I learned from my mistakes and I savored the heck out of this book. I was halfway done after the first day and was going to stay up like I do Sunday nights before the work grind to get it out of the way, but I didn’t. I went to bed instead (gasp). But now I’ve finished and all I have to say is… HOOOOOOLY shit. What just happened. I truly think Sanderson could’ve delved so much deeper into the world, in Tolkein fashion, but appreciate that he didn’t for the sake of movement of the plot. At the end, I just had goosebumps everywhere. Man. Now I’m unsure if I want to continue reading Sanderson, which will be literally a hole that I will never climb out of, or finish the expiring, repeatedly-renewed library books on the shelf. I think I’m going into the hole, guys.
For a full review, click here.
Clockwork Angel by Cassandra Clare
This is the prequel to the Mortal Instrument series (City of Bones, etc) and is the first book of the Infernal Devices trilogy. The book follows Tessa Gray as she journeys to London to follow her brother who had been working there for a while already. Once she arrives, she’s immediately captured by these twins and is introduced into the Downworld and the Shadowhunters.
Ok…. where do I even begin. First of all, classic YA stuff: quotes from classic literature, the heroine who loves classic literature for some reason (even though I have never heard a teenager ever say that other than to be pretentious), a love triangle, broody teen boys… need I say more? This was my first Cassandra Clare book and I have to say that it’s probably going to be my last. Maybe I should’ve read the Mortal Instrument series before diving into this one, but I feel like series –even prequel series–should be able to stand alone. There was real world building or explanation of how this world works. I was also not at all invested in any of the characters or where the plot was going. Just nothing about it interested me. I almost didn’t finish it MULTIPLE times and eventually plowed through only because there were 100 pages left. 30 min of my time, why not?
For a full review, click here.
The Name of the Wind by Patrick Rothfuss
This is a tale of the classic fantasy hero–unusually strong, unusually smart, and humble. What’s different about this is the perspective of the narrative; it’s told as if he’s talking directly to you, starting from childhood to the present, where he is currently an innkeeper in a no-name town. The narrative follows him from 9 years old to his years as a student at the University.
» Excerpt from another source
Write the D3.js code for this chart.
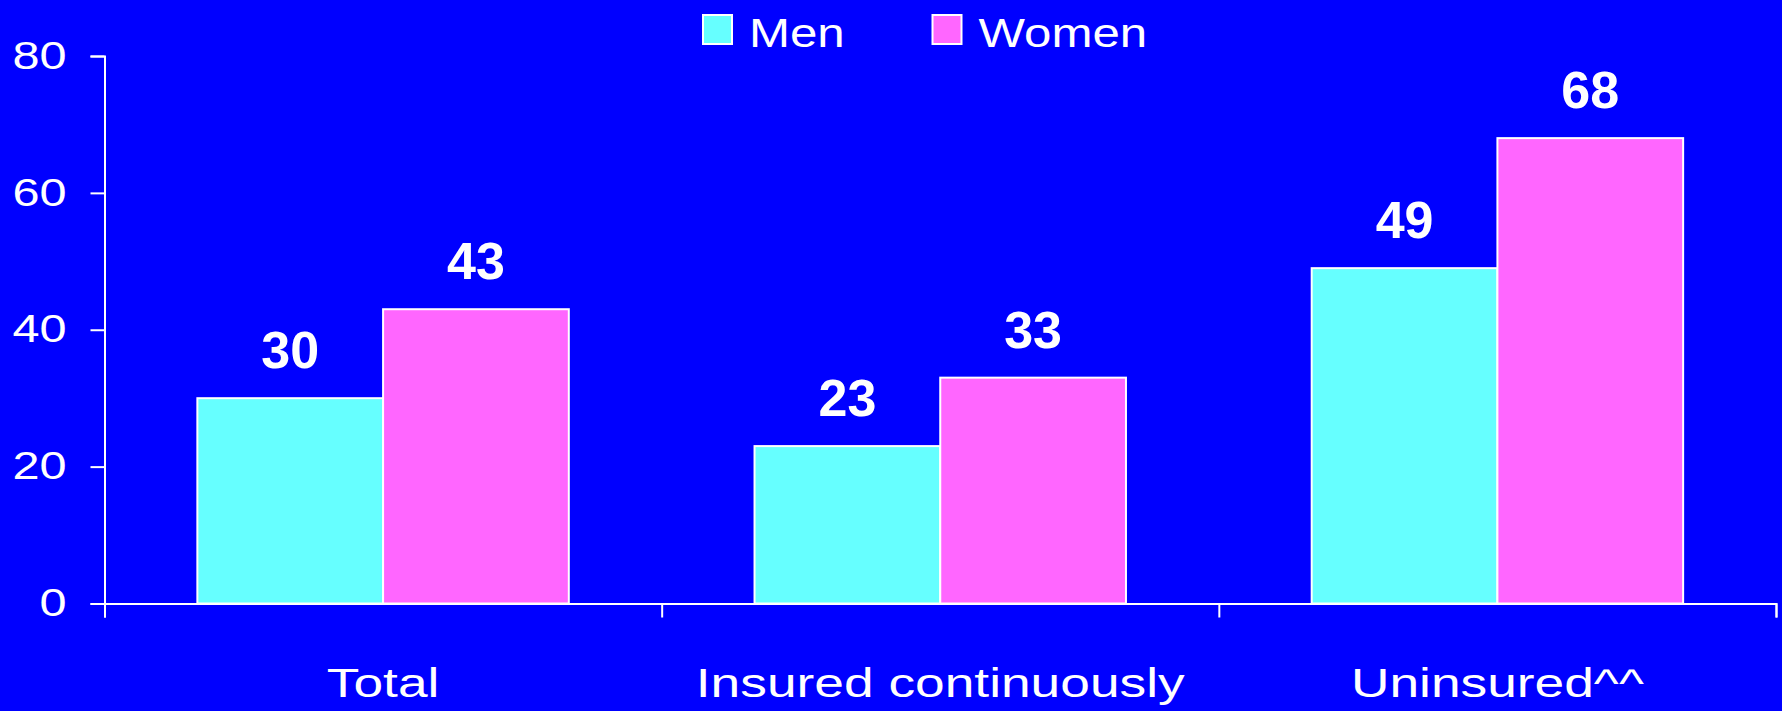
<!DOCTYPE html>
<html>
<head>
<meta charset="utf-8">
<script src="https://cdn.jsdelivr.net/npm/d3@7"></script>
<style>
  html, body { margin: 0; padding: 0; background: #0000ff; overflow: hidden; }
  svg { display: block; }
  text { font-family: "Liberation Sans", Arial, sans-serif; fill: #fff; }
</style>
</head>
<body>
<svg id="chart"></svg>
<script>
const categories = ['Total', 'Insured continuously', 'Uninsured^^'];
const seriesNames = ['Men', 'Women'];
const men = [30, 23, 49];
const women = [43, 33, 68];
const yTicks = [0, 20, 40, 60, 80];

const WIDTH = 1782;
const HEIGHT = 711;
const margin = {top: 56, right: 6, bottom: 107.5, left: 104.5},
    width = WIDTH - margin.left - margin.right,
    height = HEIGHT - margin.top - margin.bottom;

const color = d3.scaleOrdinal().domain(seriesNames).range(['#66ffff', '#ff66ff']);

// the original text looks stretched sideways, so widen it a bit
function stretch(sel, k) {
  sel.each(function() {
    const w = this.getComputedTextLength();
    d3.select(this).attr('textLength', w * k).attr('lengthAdjust', 'spacingAndGlyphs');
  });
}

const data = categories.map((c, i) => ({category: c, Men: men[i], Women: women[i]}));

const root = d3.select('#chart')
    .attr('width', WIDTH)
    .attr('height', HEIGHT)
    .style('background', '#0000ff');

const svg = root.append('g')
    .attr('transform', `translate(${margin.left},${margin.top})`);

// scales
const y = d3.scaleLinear().domain([0, 80]).range([height, 0]);
const x0 = d3.scaleBand().domain(categories).range([0, width]).padding(0);
const x1 = d3.scaleBand().domain(seriesNames).range([0, x0.bandwidth()])
    .paddingInner(0).paddingOuter(0.5);
// tick marks sit on the group boundaries
const xEdge = d3.scaleLinear().domain([0, categories.length]).range([0, width]);

// Y axis
const yAxis = svg.append('g')
    .call(d3.axisLeft(y).tickValues(yTicks).tickSize(14).tickPadding(24));
yAxis.selectAll('path, line').attr('stroke', '#fff').attr('stroke-width', 2);
yAxis.selectAll('text')
    .attr('fill', '#fff')
    .style('font-size', '38px')
    .call(stretch, 1.28);

// Bars
const groups = svg.selectAll('g.group')
    .data(data)
    .join('g')
    .attr('class', 'group')
    .attr('transform', d => `translate(${x0(d.category)},0)`);

groups.selectAll('rect')
    .data(d => seriesNames.map(k => ({key: k, value: d[k]})))
    .join('rect')
    .attr('x', d => x1(d.key))
    .attr('y', d => y(d.value))
    .attr('width', x1.bandwidth())
    .attr('height', d => height - y(d.value))
    .attr('fill', d => color(d.key))
    .attr('stroke', '#fff')
    .attr('stroke-width', 2);

groups.selectAll('text.value')
    .data(d => seriesNames.map(k => ({key: k, value: d[k]})))
    .join('text')
    .attr('class', 'value')
    .attr('x', d => x1(d.key) + x1.bandwidth() / 2)
    .attr('y', d => y(d.value) - 30)
    .attr('text-anchor', 'middle')
    .style('font-size', '52px')
    .style('font-weight', 'bold')
    .text(d => d.value);

// X axis
const xAxis = svg.append('g')
    .attr('transform', `translate(0,${height})`)
    .call(d3.axisBottom(xEdge).tickValues(d3.range(categories.length + 1)).tickSize(14).tickFormat(''));
xAxis.selectAll('path, line').attr('stroke', '#fff').attr('stroke-width', 2);

svg.append('g')
    .selectAll('text')
    .data(categories)
    .join('text')
    .attr('x', d => x0(d) + x0.bandwidth() / 2)
    .attr('y', height + 93)
    .attr('text-anchor', 'middle')
    .style('font-size', '41px')
    .text(d => d)
    .call(stretch, 1.3);

// Legend
const legend = root.append('g')
    .selectAll('g')
    .data(seriesNames)
    .join('g')
    .attr('transform', (d, i) => `translate(${703 + i * 229.5},15)`);

legend.append('rect')
    .attr('width', 29)
    .attr('height', 29)
    .attr('fill', d => color(d))
    .attr('stroke', '#fff')
    .attr('stroke-width', 2);

legend.append('text')
    .attr('x', 46)
    .attr('y', 31.5)
    .style('font-size', '41px')
    .text(d => d)
    .call(stretch, 1.2);
</script>
</body>
</html>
It’s essentially a bildungsroman in a fantasy format.
I really enjoyed this… but not as much as the hype said that I would enjoy it? There were some slow moving parts, mostly because I didn’t exactly know where the plot was going or why the detour was happening, but I read on anyways! I really liked how the narrative is framed and how jumping in and out from past to present nicely built up some tension to resume the actual story.
What I think my favorite part about reading this was admiring the language and the skill in which Rothfuss applies to tell this story. Apparently he wrote this as an English student in college (props to you, Mr. Rothfuss, for having time to create an amazing story while surviving college), and I believe reading many classics and literary works influenced the unique way he approached this novel. Full review here.
Say Yes to the Marquess by Tessa Dare
Girl has been waiting 8 years for her finace to finally marry her; when her uncle dies and leaves her a castle in her will, she decides to cut her losses and support herself instead. Boy’s brother thinks this is unacceptable and moves in with her for a week to try to convince her to plan the wedding. He’s excellent at convincing himself that he isn’t falling in love with her.
Cute, quick, 2-hour read on a Sunday morning. I liked that both of them had some insecurities rather than have the girl with the insecurities and the hero be completely infallible. Full review here.
What were some of your notable reads this month?